> **Given instruction**
Gather up the lines that contain "script".

> **Information shown**
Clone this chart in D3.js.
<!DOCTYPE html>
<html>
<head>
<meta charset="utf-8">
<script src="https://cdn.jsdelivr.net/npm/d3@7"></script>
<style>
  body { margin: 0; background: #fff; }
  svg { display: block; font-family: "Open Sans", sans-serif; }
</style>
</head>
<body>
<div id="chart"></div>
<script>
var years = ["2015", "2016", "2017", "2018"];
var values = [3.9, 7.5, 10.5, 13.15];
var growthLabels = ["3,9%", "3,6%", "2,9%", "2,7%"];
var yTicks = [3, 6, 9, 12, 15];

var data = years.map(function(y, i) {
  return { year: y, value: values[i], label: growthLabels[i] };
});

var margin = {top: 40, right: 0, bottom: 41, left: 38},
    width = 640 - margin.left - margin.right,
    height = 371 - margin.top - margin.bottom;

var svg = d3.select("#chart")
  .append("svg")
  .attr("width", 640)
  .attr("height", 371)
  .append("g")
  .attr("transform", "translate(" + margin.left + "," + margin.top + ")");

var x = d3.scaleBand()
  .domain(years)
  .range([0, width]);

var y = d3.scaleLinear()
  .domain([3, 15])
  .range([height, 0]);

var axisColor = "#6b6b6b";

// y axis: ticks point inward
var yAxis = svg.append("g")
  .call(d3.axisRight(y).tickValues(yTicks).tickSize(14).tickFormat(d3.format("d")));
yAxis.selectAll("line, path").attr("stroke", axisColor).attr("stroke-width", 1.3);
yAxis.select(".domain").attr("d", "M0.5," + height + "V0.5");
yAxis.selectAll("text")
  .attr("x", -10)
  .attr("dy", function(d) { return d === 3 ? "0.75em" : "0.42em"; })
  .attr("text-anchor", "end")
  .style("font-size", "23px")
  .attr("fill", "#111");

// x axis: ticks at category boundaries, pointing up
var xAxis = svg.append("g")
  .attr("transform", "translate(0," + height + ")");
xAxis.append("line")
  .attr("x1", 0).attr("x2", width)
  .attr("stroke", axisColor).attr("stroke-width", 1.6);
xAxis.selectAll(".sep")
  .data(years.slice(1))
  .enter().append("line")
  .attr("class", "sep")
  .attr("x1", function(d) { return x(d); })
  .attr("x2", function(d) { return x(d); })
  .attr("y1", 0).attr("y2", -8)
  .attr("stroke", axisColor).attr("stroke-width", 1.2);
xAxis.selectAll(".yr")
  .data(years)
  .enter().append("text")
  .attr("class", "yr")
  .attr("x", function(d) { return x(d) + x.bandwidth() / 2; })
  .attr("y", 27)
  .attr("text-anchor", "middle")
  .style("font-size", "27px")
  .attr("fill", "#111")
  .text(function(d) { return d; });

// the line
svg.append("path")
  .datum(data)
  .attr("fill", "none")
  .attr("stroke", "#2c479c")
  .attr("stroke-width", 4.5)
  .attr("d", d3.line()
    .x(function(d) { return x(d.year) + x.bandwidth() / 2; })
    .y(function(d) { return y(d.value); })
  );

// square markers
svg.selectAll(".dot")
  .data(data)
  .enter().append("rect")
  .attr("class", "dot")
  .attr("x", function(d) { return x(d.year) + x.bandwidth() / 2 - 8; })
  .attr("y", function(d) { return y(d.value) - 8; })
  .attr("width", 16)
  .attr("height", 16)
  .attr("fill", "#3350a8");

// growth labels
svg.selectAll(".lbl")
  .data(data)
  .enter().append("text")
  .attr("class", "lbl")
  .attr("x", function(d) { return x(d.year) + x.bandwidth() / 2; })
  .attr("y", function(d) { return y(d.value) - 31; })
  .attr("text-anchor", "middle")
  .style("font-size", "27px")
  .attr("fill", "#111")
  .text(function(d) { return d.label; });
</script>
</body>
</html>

==

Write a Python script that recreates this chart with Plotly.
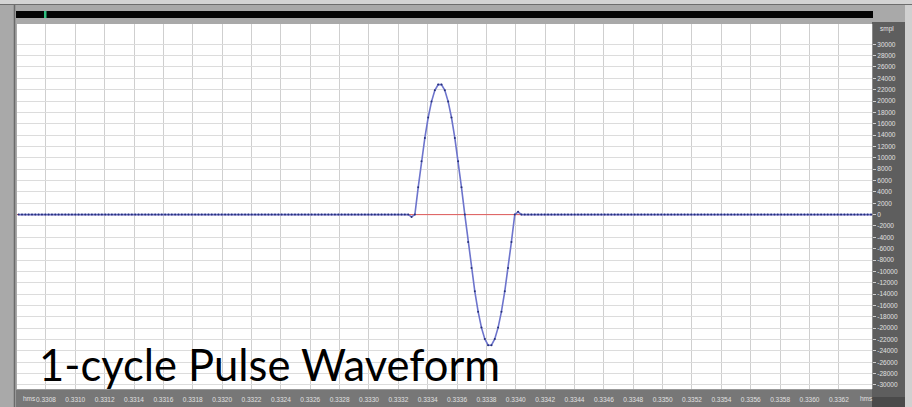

...

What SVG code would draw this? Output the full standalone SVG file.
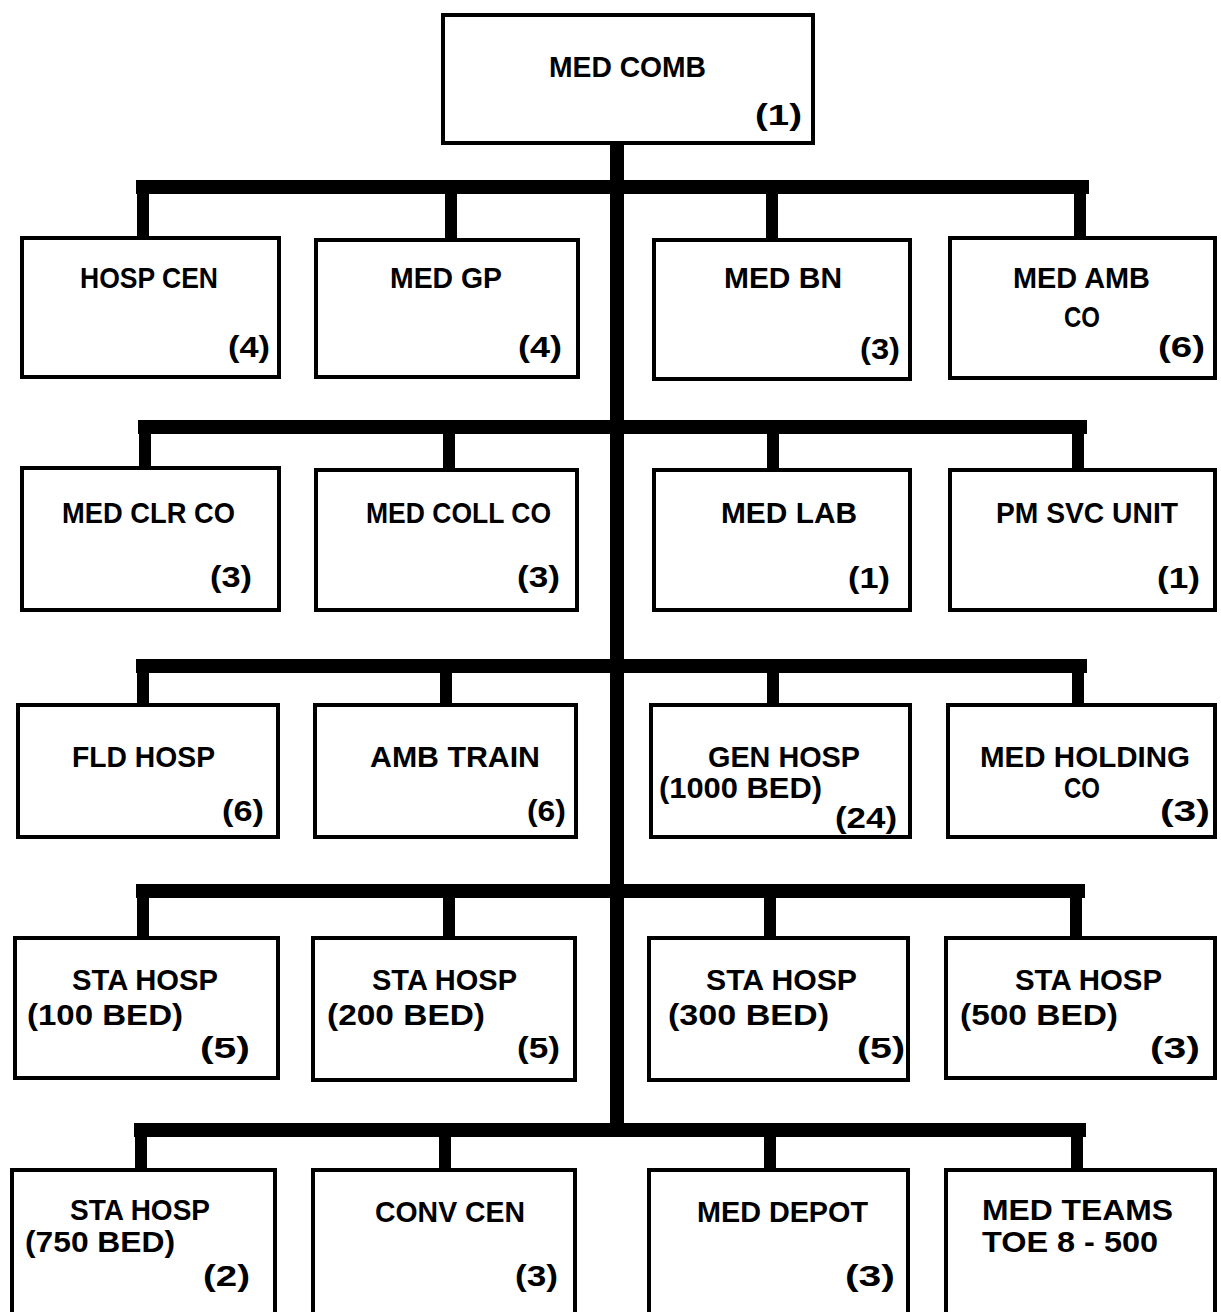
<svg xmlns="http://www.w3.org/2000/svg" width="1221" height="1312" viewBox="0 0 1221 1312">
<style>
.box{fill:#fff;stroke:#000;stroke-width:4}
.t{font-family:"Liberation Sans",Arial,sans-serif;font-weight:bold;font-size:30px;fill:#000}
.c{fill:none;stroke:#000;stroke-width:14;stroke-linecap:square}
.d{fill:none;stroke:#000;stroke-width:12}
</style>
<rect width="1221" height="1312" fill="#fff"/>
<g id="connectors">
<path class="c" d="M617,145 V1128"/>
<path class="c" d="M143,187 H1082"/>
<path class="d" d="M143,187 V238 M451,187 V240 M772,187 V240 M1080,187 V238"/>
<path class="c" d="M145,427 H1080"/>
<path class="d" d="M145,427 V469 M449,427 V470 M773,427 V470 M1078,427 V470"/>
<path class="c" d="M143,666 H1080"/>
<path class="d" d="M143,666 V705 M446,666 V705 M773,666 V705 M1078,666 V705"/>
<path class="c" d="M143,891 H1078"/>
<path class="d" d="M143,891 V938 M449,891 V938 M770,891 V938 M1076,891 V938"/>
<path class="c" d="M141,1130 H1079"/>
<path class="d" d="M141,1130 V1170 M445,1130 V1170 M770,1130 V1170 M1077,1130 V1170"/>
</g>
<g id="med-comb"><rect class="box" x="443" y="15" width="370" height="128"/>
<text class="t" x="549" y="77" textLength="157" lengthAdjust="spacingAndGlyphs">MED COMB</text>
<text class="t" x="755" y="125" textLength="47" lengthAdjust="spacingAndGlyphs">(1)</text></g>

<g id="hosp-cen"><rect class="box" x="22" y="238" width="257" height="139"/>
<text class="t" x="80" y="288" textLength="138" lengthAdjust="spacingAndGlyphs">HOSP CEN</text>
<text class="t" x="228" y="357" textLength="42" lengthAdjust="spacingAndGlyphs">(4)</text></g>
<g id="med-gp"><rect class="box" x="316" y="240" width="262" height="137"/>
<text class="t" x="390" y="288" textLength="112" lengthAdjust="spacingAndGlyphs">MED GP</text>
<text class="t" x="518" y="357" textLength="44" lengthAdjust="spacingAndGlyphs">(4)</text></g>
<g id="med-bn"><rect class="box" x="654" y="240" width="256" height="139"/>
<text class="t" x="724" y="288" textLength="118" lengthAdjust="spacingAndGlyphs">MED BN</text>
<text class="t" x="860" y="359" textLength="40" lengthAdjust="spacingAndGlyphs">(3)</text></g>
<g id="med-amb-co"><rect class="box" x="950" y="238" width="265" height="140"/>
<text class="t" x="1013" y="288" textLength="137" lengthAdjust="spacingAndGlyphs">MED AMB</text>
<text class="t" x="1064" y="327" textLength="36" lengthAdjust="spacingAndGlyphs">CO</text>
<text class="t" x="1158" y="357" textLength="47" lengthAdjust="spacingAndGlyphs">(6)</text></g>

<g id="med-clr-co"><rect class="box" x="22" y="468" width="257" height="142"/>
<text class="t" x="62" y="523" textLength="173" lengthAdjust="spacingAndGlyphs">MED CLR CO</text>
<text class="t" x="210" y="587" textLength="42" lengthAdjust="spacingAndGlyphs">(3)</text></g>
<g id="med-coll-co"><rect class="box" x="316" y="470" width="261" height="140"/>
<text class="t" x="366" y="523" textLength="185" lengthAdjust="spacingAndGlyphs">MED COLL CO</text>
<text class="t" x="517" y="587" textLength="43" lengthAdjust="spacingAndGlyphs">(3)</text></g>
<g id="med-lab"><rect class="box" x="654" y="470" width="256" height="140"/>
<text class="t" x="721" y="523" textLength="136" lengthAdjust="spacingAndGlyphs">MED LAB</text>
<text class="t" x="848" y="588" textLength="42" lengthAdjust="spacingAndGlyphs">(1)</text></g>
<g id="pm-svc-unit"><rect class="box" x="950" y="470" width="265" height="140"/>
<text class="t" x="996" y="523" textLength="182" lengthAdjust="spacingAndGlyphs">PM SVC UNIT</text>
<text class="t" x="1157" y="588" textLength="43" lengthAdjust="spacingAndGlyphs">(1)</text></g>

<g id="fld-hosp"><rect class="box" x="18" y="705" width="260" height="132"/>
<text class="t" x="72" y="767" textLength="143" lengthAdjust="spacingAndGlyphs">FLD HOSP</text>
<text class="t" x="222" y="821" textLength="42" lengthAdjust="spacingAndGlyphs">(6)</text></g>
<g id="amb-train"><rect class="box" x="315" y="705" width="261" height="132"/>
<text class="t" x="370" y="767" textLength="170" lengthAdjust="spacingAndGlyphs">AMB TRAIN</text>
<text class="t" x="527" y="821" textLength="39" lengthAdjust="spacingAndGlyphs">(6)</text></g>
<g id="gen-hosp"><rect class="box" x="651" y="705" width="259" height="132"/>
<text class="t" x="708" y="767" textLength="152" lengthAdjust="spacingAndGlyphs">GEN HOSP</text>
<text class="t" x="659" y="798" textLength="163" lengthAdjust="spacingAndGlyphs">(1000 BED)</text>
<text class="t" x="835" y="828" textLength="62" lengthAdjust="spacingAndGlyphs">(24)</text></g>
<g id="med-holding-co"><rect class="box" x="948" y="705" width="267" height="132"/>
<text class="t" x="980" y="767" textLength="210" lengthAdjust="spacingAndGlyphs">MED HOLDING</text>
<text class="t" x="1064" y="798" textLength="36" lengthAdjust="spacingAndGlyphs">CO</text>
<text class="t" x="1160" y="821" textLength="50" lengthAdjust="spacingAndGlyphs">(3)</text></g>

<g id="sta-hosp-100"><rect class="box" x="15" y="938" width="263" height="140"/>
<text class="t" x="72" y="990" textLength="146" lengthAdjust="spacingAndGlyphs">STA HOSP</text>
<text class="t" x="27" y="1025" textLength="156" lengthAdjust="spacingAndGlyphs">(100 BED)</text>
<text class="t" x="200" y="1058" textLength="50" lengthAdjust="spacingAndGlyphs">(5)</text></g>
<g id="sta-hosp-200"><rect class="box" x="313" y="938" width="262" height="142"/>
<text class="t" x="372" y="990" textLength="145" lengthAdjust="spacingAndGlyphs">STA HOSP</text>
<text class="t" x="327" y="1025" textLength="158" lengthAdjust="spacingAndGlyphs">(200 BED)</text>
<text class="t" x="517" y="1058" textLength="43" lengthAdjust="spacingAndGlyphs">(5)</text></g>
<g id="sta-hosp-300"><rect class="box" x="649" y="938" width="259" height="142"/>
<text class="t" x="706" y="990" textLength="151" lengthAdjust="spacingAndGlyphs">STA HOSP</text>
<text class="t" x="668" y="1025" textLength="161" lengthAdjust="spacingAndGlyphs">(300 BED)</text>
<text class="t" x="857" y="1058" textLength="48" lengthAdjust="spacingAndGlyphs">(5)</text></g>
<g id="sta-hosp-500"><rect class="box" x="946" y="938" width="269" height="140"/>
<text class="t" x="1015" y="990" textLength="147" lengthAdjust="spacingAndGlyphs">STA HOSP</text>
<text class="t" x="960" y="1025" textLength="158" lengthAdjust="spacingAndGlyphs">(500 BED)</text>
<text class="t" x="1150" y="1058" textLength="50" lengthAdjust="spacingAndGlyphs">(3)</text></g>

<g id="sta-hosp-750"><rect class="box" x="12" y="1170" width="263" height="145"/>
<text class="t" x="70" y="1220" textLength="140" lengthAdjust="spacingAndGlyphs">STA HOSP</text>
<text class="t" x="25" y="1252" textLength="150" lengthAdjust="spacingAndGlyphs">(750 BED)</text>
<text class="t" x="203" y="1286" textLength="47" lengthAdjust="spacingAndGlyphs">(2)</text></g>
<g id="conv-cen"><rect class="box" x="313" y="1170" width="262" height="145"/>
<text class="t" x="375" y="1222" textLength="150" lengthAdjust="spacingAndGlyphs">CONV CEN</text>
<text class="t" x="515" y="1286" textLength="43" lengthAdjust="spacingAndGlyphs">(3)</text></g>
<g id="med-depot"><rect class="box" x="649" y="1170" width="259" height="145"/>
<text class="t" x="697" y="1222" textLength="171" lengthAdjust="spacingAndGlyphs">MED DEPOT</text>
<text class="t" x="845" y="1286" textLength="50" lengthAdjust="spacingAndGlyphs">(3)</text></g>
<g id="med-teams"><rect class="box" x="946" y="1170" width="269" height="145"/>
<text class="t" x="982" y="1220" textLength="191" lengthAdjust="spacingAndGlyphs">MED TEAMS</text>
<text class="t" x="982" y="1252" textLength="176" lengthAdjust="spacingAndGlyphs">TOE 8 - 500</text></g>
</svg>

> **Completed task**
<script src="https://cdn.jsdelivr.net/npm/d3@7"></script>
<script>
</script>
Write a Python script that recreates this chart with Plotly.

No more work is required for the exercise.